The brainchild of a mysterious internet figure with a Japanese name, Bitcoins are an online peer to peer currency that has been running for three years. There’s no central bank. All transactions are processed through a network of people who have decided to become miners. These miners are continuously running a program on their computers that is attempting to solve a complex mathematical problem every ten minutes. The one that solves it will receive fifty Bitcoins, giving everyone an incentive to keep their computers running so that the transactions can be processed.
But that takes electricity and a fast computer. You don’t have to be a miner.
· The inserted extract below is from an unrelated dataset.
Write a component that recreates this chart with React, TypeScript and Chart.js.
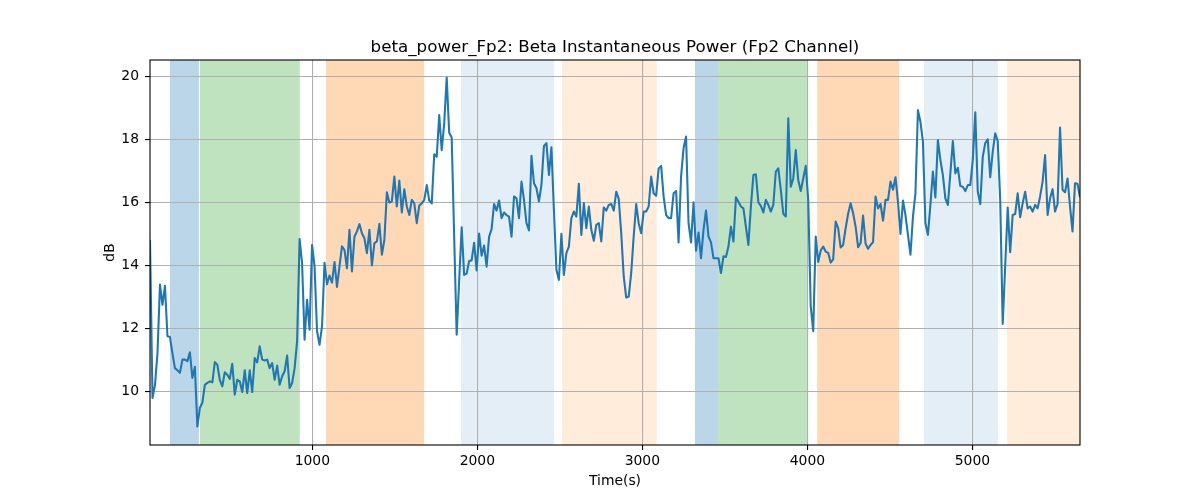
import React, { useEffect, useRef } from "react";
import { Chart, registerables } from "chart.js";

Chart.register(...registerables);

const TITLE = "beta_power_Fp2: Beta Instantaneous Power (Fp2 Channel)";
const X_LABEL = "Time(s)";
const Y_LABEL = "dB";

const X_MIN = 16.4;
const X_MAX = 5652;
const Y_MIN = 8.29;
const Y_MAX = 20.51;
const X_TICKS = [1000, 2000, 3000, 4000, 5000];
const Y_TICKS = [10, 12, 14, 16, 18, 20];

// beta power (dB), sampled uniformly from X_MIN to X_MAX
const VALUES = [
  14.8, 9.78, 10.2, 11.2, 13.38, 12.74, 13.34, 11.74, 11.72, 11.2, 10.73, 10.66, 10.58, 11.0, 11.0, 10.95,
  11.23, 10.42, 10.77, 8.88, 9.47, 9.63, 10.2, 10.26, 10.31, 10.28, 10.92, 10.84, 10.36, 10.15, 10.6, 10.52,
  10.39, 10.87, 9.89, 10.36, 10.31, 9.97, 10.66, 9.94, 10.66, 9.97, 11.05, 10.91, 11.42, 11.0, 10.97, 11.0,
  10.73, 10.89, 10.36, 10.81, 10.2, 10.47, 10.63, 11.13, 10.1, 10.26, 10.73, 11.58, 14.83, 14.06,
  11.63, 12.9, 11.95, 14.64, 13.96, 11.9, 11.47, 12.06, 14.07, 13.39, 13.67, 13.44, 14.1, 13.31, 13.96, 14.6,
  14.48, 13.9, 15.12, 13.8, 14.9, 15.07, 15.3, 15.01, 14.85, 14.38, 15.12, 13.99, 14.7, 14.75, 15.31, 14.33,
  14.8, 16.31, 15.99, 16.02, 16.81, 15.86, 16.68, 15.67, 16.41, 15.86, 15.59, 16.07, 15.96, 15.33, 15.89, 15.96,
  16.07, 16.54, 16.05, 15.96, 17.52, 17.44, 18.76, 17.65, 18.5, 19.95, 18.2, 18.05, 14.9, 11.79, 13.5, 15.2,
  13.69, 13.73, 14.13,
  14.15, 14.71, 13.83, 15.0, 14.3, 14.62, 13.95, 14.9, 15.14, 15.94, 15.73, 16.05, 15.49, 15.67, 15.59, 15.54,
  14.9, 16.18, 16.12, 15.49, 16.65, 16.07, 15.33, 15.1, 17.47, 16.6, 16.44, 16.02, 16.55, 17.78, 17.87, 16.86,
  17.74, 15.75, 13.85, 13.53, 14.99, 13.69, 14.38, 14.59, 15.49, 15.7, 15.54, 16.58, 14.96, 15.97, 15.17, 15.86,
  15.12, 14.77, 15.28, 15.33, 14.75, 15.83, 15.73, 15.91, 15.94, 15.73, 16.33, 16.1, 15.01, 13.64, 12.97, 13.0,
  13.75, 14.91, 15.94, 15.33, 15.01, 15.7, 15.7, 15.86, 16.81, 16.28, 16.2, 17.07, 17.15, 16.18, 15.59, 15.49,
  15.49, 16.28, 16.35, 14.72, 16.81, 17.71, 18.08, 15.33, 14.72, 15.99, 14.46, 15.03, 14.22, 15.12, 15.73, 14.91,
  14.72, 14.22, 14.22, 14.22, 13.75, 14.28, 14.26, 14.59, 15.22, 14.75, 16.15, 16.01, 15.86, 15.8, 15.22, 14.64,
  15.86, 16.86, 16.88, 15.99, 15.88, 15.67, 16.07, 15.91, 15.7, 15.91, 16.97, 17.07, 16.39, 15.63, 15.54, 18.66,
  16.49, 16.75, 17.65, 16.7, 16.35, 16.75, 17.15, 16.07, 12.69, 11.9, 14.91, 14.1, 14.46, 14.59, 14.43, 14.39,
  14.08, 14.18, 15.38, 15.17, 14.56, 14.64, 15.17, 15.63, 15.96, 15.65, 15.22, 14.57, 14.7, 15.57, 14.68, 14.52,
  14.64, 14.73, 16.18, 15.8, 15.94, 15.41, 16.07, 16.07, 16.65, 16.39, 16.79, 16.01, 14.99, 16.05, 15.59, 14.96,
  14.33, 15.54, 16.28, 18.92, 18.55, 17.92, 15.33, 14.96, 15.91, 16.97, 16.15, 17.97,
  17.34, 16.86, 16.12, 15.91, 16.91, 17.94, 16.91, 17.09, 16.51, 16.49, 16.35, 16.54, 16.54, 17.34, 18.85, 16.33,
  15.94, 17.44, 17.87, 17.99, 16.79, 17.6, 18.18, 17.94, 16.07, 12.13, 13.96, 15.83, 14.41, 15.59, 15.62, 16.28,
  15.52, 15.96, 16.33, 15.8, 15.86, 15.7, 15.91, 15.8, 16.18, 16.65, 17.49, 15.59, 16.12, 16.41, 15.7, 15.94,
  18.37, 16.39, 16.31, 16.75, 15.86, 15.07, 16.6, 16.58, 16.15,
];

// shaded intervals (seconds)
const SPAN_STARTS = [137, 319, 1083, 1901, 2513, 3319, 3459, 4059, 4707, 5210];
const SPAN_ENDS = [313, 924, 1677, 2465, 3087, 3459, 4000, 4556, 5154, 5700];
const SPAN_COLORS = [
  "rgba(31,119,180,0.3)",
  "rgba(44,160,44,0.3)",
  "rgba(255,127,14,0.3)",
  "rgba(31,119,180,0.12)",
  "rgba(255,127,14,0.15)",
  "rgba(31,119,180,0.3)",
  "rgba(44,160,44,0.3)",
  "rgba(255,127,14,0.3)",
  "rgba(31,119,180,0.12)",
  "rgba(255,127,14,0.15)",
];

const FONT = "DejaVu Sans";

const spansPlugin = {
  id: "spans",
  beforeDraw(chart: any) {
    const { ctx, chartArea, scales } = chart;
    const xs = scales.x;
    ctx.save();
    ctx.beginPath();
    ctx.rect(chartArea.left, chartArea.top, chartArea.right - chartArea.left, chartArea.bottom - chartArea.top);
    ctx.clip();
    for (let i = 0; i < SPAN_STARTS.length; i++) {
      const x1 = xs.getPixelForValue(SPAN_STARTS[i]);
      const x2 = xs.getPixelForValue(SPAN_ENDS[i]);
      ctx.fillStyle = SPAN_COLORS[i];
      ctx.fillRect(x1, chartArea.top, x2 - x1, chartArea.bottom - chartArea.top);
    }
    ctx.restore();
  },
};

const textPlugin = {
  id: "texts",
  afterDraw(chart: any) {
    const { ctx, chartArea } = chart;
    ctx.save();
    ctx.strokeStyle = "#000";
    ctx.lineWidth = 1.1;
    ctx.strokeRect(chartArea.left, chartArea.top, chartArea.right - chartArea.left, chartArea.bottom - chartArea.top);
    const cx = (chartArea.left + chartArea.right) / 2;
    ctx.fillStyle = "#000";
    ctx.textAlign = "center";
    ctx.textBaseline = "alphabetic";
    ctx.font = `16.7px "${FONT}"`;
    ctx.fillText(TITLE, cx, chartArea.top - 8.3);
    ctx.font = `13.9px "${FONT}"`;
    ctx.fillText(X_LABEL, cx, 485);
    ctx.translate(114, (chartArea.top + chartArea.bottom) / 2);
    ctx.rotate(-Math.PI / 2);
    ctx.fillText(Y_LABEL, 0, 0);
    ctx.restore();
  },
};

export default function App() {
  const ref = useRef<HTMLCanvasElement | null>(null);
  useEffect(() => {
    if (!ref.current) return;
    const step = (X_MAX - X_MIN) / (VALUES.length - 1);
    const points = VALUES.map((v, i) => ({ x: X_MIN + i * step, y: v }));
    const gridCommon = {
      color: "#b0b0b0",
      lineWidth: 1.1,
      tickColor: "#000",
      tickLength: 5,
      tickWidth: 1.1,
      drawTicks: true,
    };
    const chart = new Chart(ref.current, {
      type: "line",
      data: {
        datasets: [
          {
            data: points,
            borderColor: "#1f77b4",
            borderWidth: 2.08,
            pointRadius: 0,
            tension: 0,
            fill: false,
            borderJoinStyle: "round",
            borderCapStyle: "butt",
          },
        ],
      },
      options: {
        responsive: false,
        animation: false,
        devicePixelRatio: 1,
        layout: { padding: { left: 0, right: 120, top: 60, bottom: 0 } },
        plugins: {
          legend: { display: false },
          tooltip: { enabled: false },
          title: { display: false },
        },
        scales: {
          x: {
            type: "linear",
            min: X_MIN,
            max: X_MAX,
            afterFit: (s: any) => {
              s.height = 55;
            },
            afterBuildTicks: (s: any) => {
              s.ticks = X_TICKS.map((v) => ({ value: v }));
            },
            grid: gridCommon,
            border: { display: false },
            ticks: {
              color: "#000",
              font: { family: FONT, size: 13.9 },
              padding: 3,
              maxRotation: 0,
              autoSkip: false,
              callback: (v: any) => String(v),
            },
          },
          y: {
            type: "linear",
            min: Y_MIN,
            max: Y_MAX,
            afterFit: (s: any) => {
              s.width = 150;
            },
            afterBuildTicks: (s: any) => {
              s.ticks = Y_TICKS.map((v) => ({ value: v }));
            },
            grid: gridCommon,
            border: { display: false },
            ticks: {
              color: "#000",
              font: { family: FONT, size: 13.9 },
              padding: 6,
              autoSkip: false,
              callback: (v: any) => String(v),
            },
          },
        },
      } as any,
      plugins: [spansPlugin, textPlugin],
    });
    return () => chart.destroy();
  }, []);
  return (
    <div style={{ position: "absolute", left: 0, top: 0, width: 1200, height: 500, background: "#fff" }}>
      <canvas ref={ref} width={1200} height={500} style={{ width: 1200, height: 500 }} />
    </div>
  );
}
Bitcoin markets have evolved where you can buy, trade and squander them in your own time. One enterprising Chinese schoolboy has developed a complicated Bitcoin exchange where you can leverage yourself several times over and thus recreate the global financial crisis from the comfort of your own desktop.
“They’re not real!” I hear you vomit in my face. It’s true, and the online retailers accepting Bitcoins as payment are a little obscure. But on Mt. Gox, the most respected Bitcoin exchange, 1 Bitcoin is trading at around $5. When Bitcoins started they traded at 30 cents. Last year, someone tried to corner the market, jerking up the price to a stiff $30. That spike’s viagra has now worn off, and the market flops along at $4 to $5, manifestly the new baseline.
Bitcoins also have built in scarcity. Only 21 million Bitcoins will ever exist, 7 million are in circulation at the moment. They are divisible to eight decimal places so there will always be enough currency around. And even though that means Bitcoin miners will no longer have a reason to maintain the network, the theory is that they’ll start to charge a small reasonable fee. Well, that’s the theory.
There are some dodgy aspects. Despite numerous safeguards a high profile Bitcoin robbery was carried out last year, and given the anonymous nature of everything in the network, they are impossible to trace. The Silk Road, the online black market where you can buy microdots and Tec 9s, will only accept Bitcoins. That probably can’t last.
On the other hand, what’s the worst that can happen? Invest in Bitcoins and you’ll have a little online money to buy something particularly useless. Or maybe, just maybe, you’ll be in on the first viable economic revolution since Communism, that might free the entire world from the tyranny of central banking and represent a step towards our ultimate destiny as immaterial beings of pure intelligence, unencumbered by the mortality of physical existence, a nodal mist floating blissfully through space, dishing out Bitcoins to the aliens as we go.